Forces from the military's elite Khamis Brigade moved into Benghazi, Beyida and several other cities, residents said. They were accompanied by militias that seemed to include foreign mercenaries, they added. Several witnesses reported French-speaking fighters, believed to be Tunisians or sub-Saharan Africans, among militiamen wearing blue uniforms and yellow helmets.
The Khamis Brigade is led by Gadhafi's youngest son Khamis Gadhafi, and U.S. diplomats in leaked memos have called it "the most well-trained and well-equipped force in the Libyan military." The witnesses' reports that it had been deployed could not be independently confirmed.
One of Gadhafi's sons, al-Saadi, an 37-year-old army colonel, announced on local radio Thursday that he had arrived in Benghazi, sent by his father to help launch development projects.

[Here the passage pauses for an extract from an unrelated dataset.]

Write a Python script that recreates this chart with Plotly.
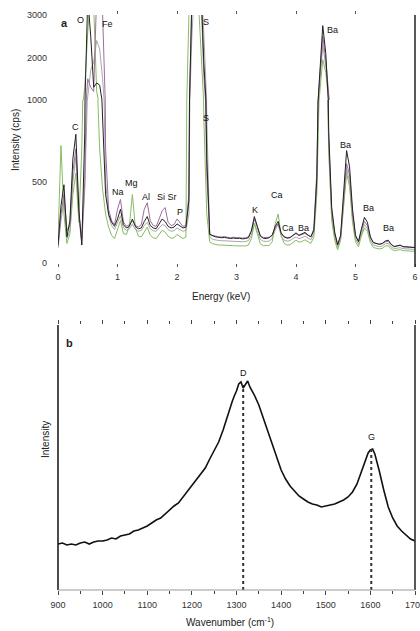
import plotly.graph_objects as go

# ---------------- (a) EDS spectra ----------------
ENERGY_KEV = [round(i * 0.05, 2) for i in range(121)]

EDS_BLACK = [
    110, 350, 480, 160, 260, 640, 790, 330, 110, 800,
    3400, 2500, 1300, 1400, 1350, 900, 420, 300, 250, 225,
    270, 330, 235, 215, 225, 270, 225, 210, 215, 255,
    285, 230, 215, 210, 240, 270, 255, 225, 215, 220,
    240, 225, 215, 220, 380, 3400, 4000, 4000, 3800, 1900,
    650, 175, 165, 160, 158, 155, 157, 152, 150, 153,
    150, 152, 148, 150, 155, 195, 285, 225, 165, 152,
    150, 155, 170, 225, 255, 185, 160, 152, 155, 170,
    185, 170, 178, 188, 172, 160, 200, 520, 1700, 2750,
    2100, 800, 340, 190, 110, 170, 420, 690, 590, 330,
    170, 130, 210, 280, 250, 160, 125, 120, 115, 120,
    135, 140, 115, 100, 105, 110, 100, 98, 100, 95,
    95,
]
EDS_PURPLE = [
    100, 300, 420, 200, 230, 560, 700, 300, 150, 500,
    1500, 1300, 1200, 3500, 4000, 3000, 700, 330, 260, 235,
    330, 390, 250, 225, 235, 260, 230, 220, 235, 330,
    370, 260, 230, 225, 270, 320, 340, 250, 230, 235,
    270, 250, 225, 230, 420, 3300, 4000, 4000, 3700, 1600,
    550, 180, 168, 165, 160, 160, 162, 157, 155, 158,
    155, 156, 153, 155, 160, 200, 270, 220, 168, 156,
    155, 158, 172, 215, 240, 180, 162, 156, 158, 168,
    180, 168, 175, 182, 170, 162, 210, 560, 1550, 2500,
    1950, 760, 320, 180, 115, 165, 380, 610, 540, 300,
    165, 135, 200, 255, 230, 155, 125, 118, 115, 118,
    130, 132, 112, 102, 104, 108, 100, 97, 98, 96,
    95,
]
EDS_GRAY = [
    90, 260, 380, 150, 200, 500, 650, 280, 120, 450,
    1100, 1700, 1900, 2400, 2200, 1500, 500, 290, 230, 205,
    250, 290, 215, 200, 210, 240, 205, 195, 200, 230,
    250, 210, 198, 195, 215, 235, 230, 205, 195, 198,
    215, 205, 195, 200, 300, 2500, 3800, 4000, 3900, 2600,
    900, 160, 145, 140, 138, 137, 136, 134, 132, 133,
    132, 133, 130, 132, 137, 170, 245, 195, 145, 134,
    132, 135, 150, 200, 240, 165, 140, 134, 137, 150,
    160, 150, 155, 165, 152, 142, 180, 480, 1400, 2300,
    1800, 720, 290, 160, 95, 150, 360, 580, 500, 280,
    150, 115, 180, 235, 210, 140, 110, 104, 100, 104,
    118, 120, 98, 88, 90, 94, 88, 85, 86, 84,
    84,
]
EDS_GREEN = [
    150, 720, 300, 120, 180, 420, 550, 250, 700, 1300,
    2600, 3500, 3200, 1200, 700, 450, 300, 220, 170, 150,
    200, 260, 180, 175, 230, 420, 220, 165, 160, 190,
    220, 170, 155, 150, 175, 200, 190, 165, 152, 155,
    175, 160, 150, 160, 3000, 4000, 4000, 3600, 2400, 900,
    300, 130, 118, 112, 110, 110, 108, 106, 105, 106,
    105, 106, 103, 105, 110, 150, 240, 175, 118, 106,
    105, 108, 130, 240, 300, 170, 120, 110, 112, 125,
    140, 128, 132, 142, 130, 120, 160, 420, 1200, 1950,
    1650, 680, 260, 140, 80, 140, 340, 550, 470, 250,
    130, 100, 165, 215, 195, 125, 95, 90, 86, 90,
    104, 106, 85, 76, 78, 82, 76, 73, 74, 72,
    72,
]

EDS_LABELS = ["O", "Fe", "C", "Na", "Mg", "Al", "Si Sr", "P", "S", "S",
              "K", "Ca", "Ca", "Ba", "Ba", "Ba", "Ba", "Ba"]
EDS_LABEL_E = [0.38, 0.84, 0.29, 1.01, 1.24, 1.48, 1.83, 2.05, 2.48, 2.49,
               3.31, 3.68, 3.87, 4.12, 4.62, 4.84, 5.21, 5.55]
EDS_LABEL_C = [2880, 2780, 834, 435, 490, 405, 405, 313, 2830, 890,
               325, 417, 215, 215, 2650, 724, 337, 215]

# ---------------- (b) Raman spectrum ----------------
RAMAN_WN = [900, 910, 920, 930, 940, 950, 960, 970, 980, 990,
            1000, 1010, 1020, 1030, 1040, 1050, 1060, 1070, 1080, 1090,
            1100, 1110, 1120, 1130, 1140, 1150, 1160, 1170, 1180, 1190,
            1200, 1210, 1220, 1230, 1240, 1250, 1260, 1270, 1280, 1290,
            1295, 1300, 1305, 1310, 1315, 1320, 1325, 1330, 1335, 1340,
            1350, 1360, 1370, 1380, 1390, 1400, 1410, 1420, 1430, 1440,
            1450, 1460, 1470, 1480, 1490, 1500, 1510, 1520, 1530, 1540,
            1550, 1560, 1570, 1580, 1585, 1590, 1595, 1600, 1605, 1610,
            1615, 1620, 1630, 1640, 1650, 1660, 1670, 1680, 1690, 1700]
RAMAN_INT = [46, 47, 45, 46, 45, 47, 48, 46, 48, 49,
             49, 50, 52, 51, 54, 55, 56, 59, 60, 62,
             64, 67, 70, 72, 76, 79, 84, 87, 93, 98,
             104, 110, 116, 122, 131, 139, 148, 160, 175, 188,
             194, 199, 206, 208, 202, 205, 209, 203, 199, 195,
             185, 172, 158, 144, 131, 120, 111, 104, 99, 94,
             91, 88, 86, 85, 83, 84, 85, 86, 88, 90,
             93, 98, 106, 119, 126, 132, 137, 140, 141, 136,
             128, 119, 100, 83, 72, 64, 59, 55, 51, 49]
RAMAN_PEAK_NAMES = ["D", "G"]
RAMAN_PEAK_POS = [1315, 1602]
RAMAN_PEAK_INT = [205, 141]

FONT = "Liberation Sans, Arial, sans-serif"
XDOM = [58 / 420, 415 / 420]


def py(pix):
    return 1 - pix / 631


fig = go.Figure()

series = [(EDS_GRAY, "#a8a8a8"), (EDS_GREEN, "#86bd62"),
          (EDS_PURPLE, "#a06c9f"), (EDS_BLACK, "#222222")]
for vals, col in series:
    for xa, ya in (("x", "y"), ("x2", "y2")):
        fig.add_trace(go.Scatter(x=ENERGY_KEV, y=vals, mode="lines",
                                 line=dict(color=col, width=1),
                                 xaxis=xa, yaxis=ya, showlegend=False,
                                 hoverinfo="skip"))

# Raman
fig.add_trace(go.Scatter(x=RAMAN_WN, y=RAMAN_INT, mode="lines",
                         line=dict(color="#111111", width=1.6),
                         xaxis="x3", yaxis="y3", showlegend=False))
for pos, val in zip(RAMAN_PEAK_POS, RAMAN_PEAK_INT):
    fig.add_trace(go.Scatter(x=[pos, pos], y=[0, val], mode="lines",
                             line=dict(color="#333333", width=2, dash="dot"),
                             xaxis="x3", yaxis="y3", showlegend=False))

annotations = []
for t, e, c in zip(EDS_LABELS, EDS_LABEL_E, EDS_LABEL_C):
    upper = c > 1000
    annotations.append(dict(text=t, x=e, y=c, xref="x2" if not upper else "x",
                            yref="y" if upper else "y2", showarrow=False,
                            xanchor="center", yanchor="middle",
                            font=dict(family=FONT, size=9, color="#111")))
for t, p, v in zip(RAMAN_PEAK_NAMES, RAMAN_PEAK_POS, RAMAN_PEAK_INT):
    annotations.append(dict(text=t, x=p, y=v + 12, xref="x3", yref="y3",
                            showarrow=False, xanchor="center",
                            yanchor="middle",
                            font=dict(family=FONT, size=9, color="#111")))

extra = [
    ("<b>a</b>", 64, 23, 0, 11),
    ("<b>b</b>", 69, 343, 0, 11),
    ("Intensity (cps)", 15, 140, -90, 10),
    ("Energy (keV)", 221, 296, 0, 10),
    ("Intensity", 45, 440, -90, 10),
    ("Wavenumber (cm<sup>-1</sup>)", 230, 622, 0, 10),
]
for t, xp, yp, ang, fs in extra:
    annotations.append(dict(text=t, x=xp / 420, y=py(yp), xref="paper",
                            yref="paper", textangle=ang, showarrow=False,
                            xanchor="center", yanchor="middle",
                            font=dict(family=FONT, size=fs, color="#222")))

shapes = [
    dict(type="line", xref="paper", yref="paper", x0=XDOM[1], x1=XDOM[1],
         y0=py(267), y1=py(15), line=dict(color="#222", width=1.5)),
    dict(type="line", xref="paper", yref="paper", x0=XDOM[0], x1=XDOM[0],
         y0=py(590), y1=py(325), line=dict(color="#111", width=1.5)),
    dict(type="line", xref="paper", yref="paper", x0=XDOM[1], x1=XDOM[1],
         y0=py(590), y1=py(325), line=dict(color="#222", width=1.5)),
    dict(type="line", xref="paper", yref="paper", x0=XDOM[0], x1=XDOM[1],
         y0=py(590), y1=py(590), line=dict(color="#999", width=1)),
]

tickfont = dict(family=FONT, size=9, color="#333")
common = dict(showgrid=False, zeroline=False, tickfont=tickfont,
              automargin=False)

fig.update_layout(
    width=420, height=631,
    margin=dict(l=0, r=0, t=0, b=0, autoexpand=False),
    paper_bgcolor="white", plot_bgcolor="white",
    showlegend=False,
    xaxis=dict(domain=XDOM, anchor="y", matches="x2", range=[0, 6],
               side="top", tickvals=[1, 2, 3, 4, 5], ticks="outside",
               ticklen=3, tickcolor="#555", showticklabels=False, **common),
    yaxis=dict(domain=[py(100), py(15)], anchor="x", range=[1000, 3000],
               tickvals=[1000, 2000, 3000], ticks="", ticklabelstandoff=10,
               **common),
    xaxis2=dict(domain=XDOM, anchor="y2", range=[0, 6],
                tickvals=[0, 1, 2, 3, 4, 5, 6], ticks="outside", ticklen=3,
                tickcolor="#555", ticklabelstandoff=2, **common),
    yaxis2=dict(domain=[py(263), py(100)], anchor="x2", range=[0, 1000],
                tickvals=[0, 500], ticks="", ticklabelstandoff=10, **common),
    xaxis3=dict(domain=XDOM, anchor="y3", range=[900, 1700],
                tickvals=list(range(900, 1701, 100)), ticks="outside",
                ticklen=4, tickcolor="#444", mirror="ticks",
                minor=dict(ticks="outside", ticklen=3, dtick=50,
                           tick0=900, tickcolor="#444"),
                ticklabelstandoff=2, ticklabeloverflow="allow", **common),
    yaxis3=dict(domain=[py(590), py(325)], anchor="x3", range=[0, 265],
                showticklabels=False, ticks="", **common),
    annotations=annotations,
    shapes=shapes,
)

fig.write_html(
    "out.html",
    config={"displayModeBar": False},
    post_script="document.body.style.margin='0';document.body.style.padding='0';",
)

On Friday morning, al-Saadi, again spoke on the radio to express condolences for those killed the day before.
The government made an apparent gesture aimed at easing protests. The news website Quryna, which has ties to Seif al-Islam Gadhafi, another of the leader's sons, said Friday that the country's national congress has halted its session indefinitely and said many state executives will be replaced when it returns.
In addition to replacing top officials, it will endorse reforms to decentralize and restructure the government, it said.